Na troca da luva pela uva, mais uma vez a falta de familiaridade com a tradição impulsiona uma guinada rumo aos hortifrutigranjeiros. Dessa vez, porém, o problema não está na luva, mas no verbo cair.

Cair tem se tornado cada vez mais apenas desabar, ir ao chão, aquilo que Neymar ficou famoso por fazer. Cair no sentido de assentar ou vestir vai virando uma palavra poética, pouco prática.

E não é um fato que uvas despencam? Claro que sim, a gravidade vale para todos, ainda que, na hora de cair do pé, o fruto da videira fique a anos-luz da proficiência de mangas e jambos.

De todo modo, não se trata de justificar o tombo linguístico do Queiroz, membro de uma turma que tem tanta intimidade com a língua portuguesa quanto eu com fuzis israelenses.

A ideia é destacar um fato curioso: em vez de serem ridicularizadas, certas operações linguísticas muito parecidas com essas caem no gosto dos falantes e são acolhidas pela língua de braços abertos.

Um bom exemplo é a própria expressão “cair no gosto”. Consta que veio da pavorosa “cair no goto” —que sempre me sugeriu engasgo e tosse, não o acolhimento feliz existente em cair no gosto de alguém.

No entanto, como é evidente, o goto está para o gosto como o gume para os legumes. Só que o mal-entendido, em vez de risada, produz uma expressão mais elegante e que não ocorreria a ninguém contestar.

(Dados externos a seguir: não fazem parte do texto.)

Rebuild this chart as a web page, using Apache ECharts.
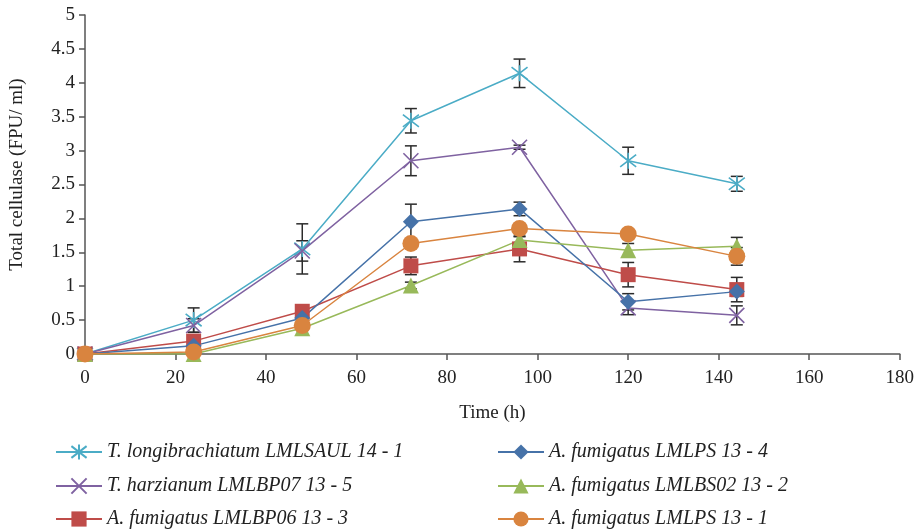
<!DOCTYPE html>
<html>
<head>
<meta charset="utf-8">
<script src="https://cdn.jsdelivr.net/npm/echarts@6/dist/echarts.min.js"></script>
<style>
html,body{margin:0;padding:0;background:#fff;}
#c{width:917px;height:531px;}
</style>
</head>
<body>
<div id="c"></div>
<script>
var times = [0, 24, 48, 72, 96, 120, 144];
var xTicks = [0, 20, 40, 60, 80, 100, 120, 140, 160, 180];
var yTicks = [0, 0.5, 1, 1.5, 2, 2.5, 3, 3.5, 4, 4.5, 5];

var names = [
  'T. longibrachiatum LMLSAUL 14 - 1',
  'T. harzianum LMLBP07 13 - 5',
  'A. fumigatus LMLBP06 13 - 3',
  'A. fumigatus LMLPS 13 - 4',
  'A. fumigatus LMLBS02 13 - 2',
  'A. fumigatus LMLPS 13 - 1'
];

var longiVals = [0, 0.50, 1.55, 3.44, 4.14, 2.85, 2.51];
var longiErr  = [0, 0.18, 0.37, 0.18, 0.21, 0.20, 0.11];
var harzVals  = [0, 0.42, 1.52, 2.85, 3.05, 0.68, 0.57];
var harzErr   = [0, 0.10, 0.15, 0.22, 0.03, 0.10, 0.14];
var bp06Vals  = [0, 0.19, 0.63, 1.30, 1.55, 1.17, 0.95];
var bp06Err   = [0, 0.05, 0.05, 0.13, 0.19, 0.18, 0.18];
var ps134Vals = [0, 0.12, 0.53, 1.95, 2.14, 0.77, 0.92];
var ps134Err  = [0, 0.03, 0.03, 0.26, 0.10, 0.12, 0.07];
var bs02Vals  = [0, 0.00, 0.38, 1.01, 1.68, 1.53, 1.59];
var bs02Err   = [0, 0.00, 0.03, 0.05, 0.05, 0.10, 0.13];
var ps131Vals = [0, 0.03, 0.42, 1.63, 1.85, 1.77, 1.44];
var ps131Err  = [0, 0.02, 0.03, 0.05, 0.05, 0.05, 0.13];

var allVals = [longiVals, harzVals, bp06Vals, ps134Vals, bs02Vals, ps131Vals];
var allErr  = [longiErr, harzErr, bp06Err, ps134Err, bs02Err, ps131Err];
var colors = ['#4BACC6', '#7F62A1', '#BF4C49', '#4672A8', '#98B95A', '#D9843F'];
var symbols = [
  'path://M0,0L10,10M10,0L0,10M5,-1.5L5,11.5',
  'path://M0,0L10,10M10,0L0,10',
  'rect', 'diamond', 'triangle', 'circle'
];
var sizes = [16, 15, 15, 16, 16, 17];

var FONT = '"Liberation Serif", "DejaVu Serif", serif';
var chart = echarts.init(document.getElementById('c'), null, {renderer: 'canvas'});

var series = [];
allVals.forEach(function (vals, i) {
  var d = [];
  times.forEach(function (t, k) {
    if (allErr[i][k] > 0) d.push([t, vals[k] - allErr[i][k], vals[k] + allErr[i][k]]);
  });
  series.push({
    type: 'custom',
    z: 1,
    silent: true,
    data: d,
    renderItem: function (params, api) {
      var x = api.value(0);
      var lo = api.coord([x, api.value(1)]);
      var hi = api.coord([x, api.value(2)]);
      var w = 6;
      var st = {stroke: '#2b2b2b', lineWidth: 1.5};
      return {
        type: 'group',
        children: [
          {type: 'line', shape: {x1: lo[0], y1: lo[1], x2: hi[0], y2: hi[1]}, style: st},
          {type: 'line', shape: {x1: lo[0] - w, y1: lo[1], x2: lo[0] + w, y2: lo[1]}, style: st},
          {type: 'line', shape: {x1: hi[0] - w, y1: hi[1], x2: hi[0] + w, y2: hi[1]}, style: st}
        ]
      };
    }
  });
});
allVals.forEach(function (vals, i) {
  series.push({
    name: names[i],
    type: 'line',
    z: 3,
    data: times.map(function (t, k) { return [t, vals[k]]; }),
    symbol: symbols[i],
    symbolSize: sizes[i],
    showAllSymbol: true,
    lineStyle: {color: colors[i], width: 1.5},
    itemStyle: {color: colors[i], borderColor: colors[i], borderWidth: (i < 2 ? 1.6 : 0)},
    emphasis: {disabled: true},
    animation: false
  });
});

var legendText = {fontFamily: FONT, fontSize: 20, fontStyle: 'italic', color: '#222'};
var legendLefts = [50, 50, 50, 492, 492, 492];
var legendTops = [437, 471, 504, 437, 471, 504];
var legends = names.map(function (n, i) {
  return {
    data: [n], orient: 'horizontal', left: legendLefts[i], top: legendTops[i],
    itemWidth: 46, itemHeight: 19, textStyle: legendText, selectedMode: false
  };
});

chart.setOption({
  animation: false,
  backgroundColor: '#fff',
  grid: {left: 84, right: 17, top: 15, bottom: 177, containLabel: false},
  legend: legends,
  xAxis: {
    type: 'value', min: xTicks[0], max: xTicks[xTicks.length - 1], interval: 20,
    name: 'Time (h)', nameLocation: 'middle', nameGap: 50,
    nameTextStyle: {fontFamily: FONT, fontSize: 19, color: '#222'},
    axisLine: {lineStyle: {color: '#555', width: 1.5}},
    axisTick: {show: true, inside: false, length: 6, lineStyle: {color: '#555', width: 1.5}},
    axisLabel: {fontFamily: FONT, fontSize: 19, color: '#222', margin: 15},
    splitLine: {show: false}
  },
  yAxis: {
    type: 'value', min: yTicks[0], max: yTicks[yTicks.length - 1], interval: 0.5,
    name: 'Total cellulase (FPU/ ml)', nameLocation: 'middle', nameGap: 58,
    nameTextStyle: {fontFamily: FONT, fontSize: 19, color: '#222', padding: [0, 0, 0, 20]},
    axisLine: {show: true, lineStyle: {color: '#555', width: 1.5}},
    axisTick: {show: true, inside: false, length: 6, lineStyle: {color: '#555', width: 1.5}},
    axisLabel: {fontFamily: FONT, fontSize: 19, color: '#222', margin: 10},
    splitLine: {show: false}
  },
  series: series
});
</script>
</body>
</html>
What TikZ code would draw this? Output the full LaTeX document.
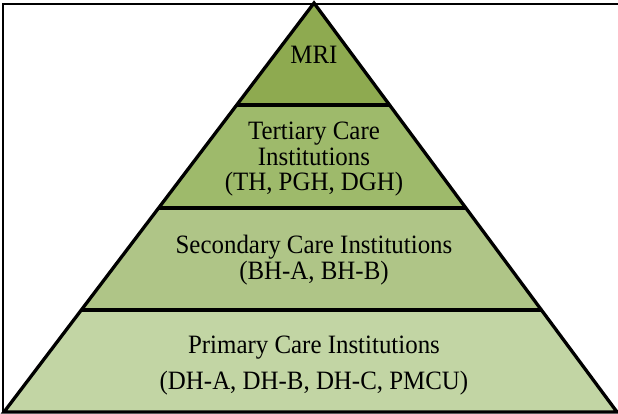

Outro exemplo: segundo o músico e pesquisador carioca Henrique Cazes, a ótima expressão “meter o pé na jaca” (tomar um porre) nasceu de um desses mal-entendidos. O pé se enfiava a princípio no jacá, cesto de frutas e legumes —olha eles aí de novo— que as quitandas cariocas antigas tinham na porta.

Naqueles estabelecimentos se vendia muita coisa, de víveres a cachaça. O cara tomava umas doses no balcão e ao sair, tonto, enfiava o pé no jacá. Se não é verdade, cai como uma luva.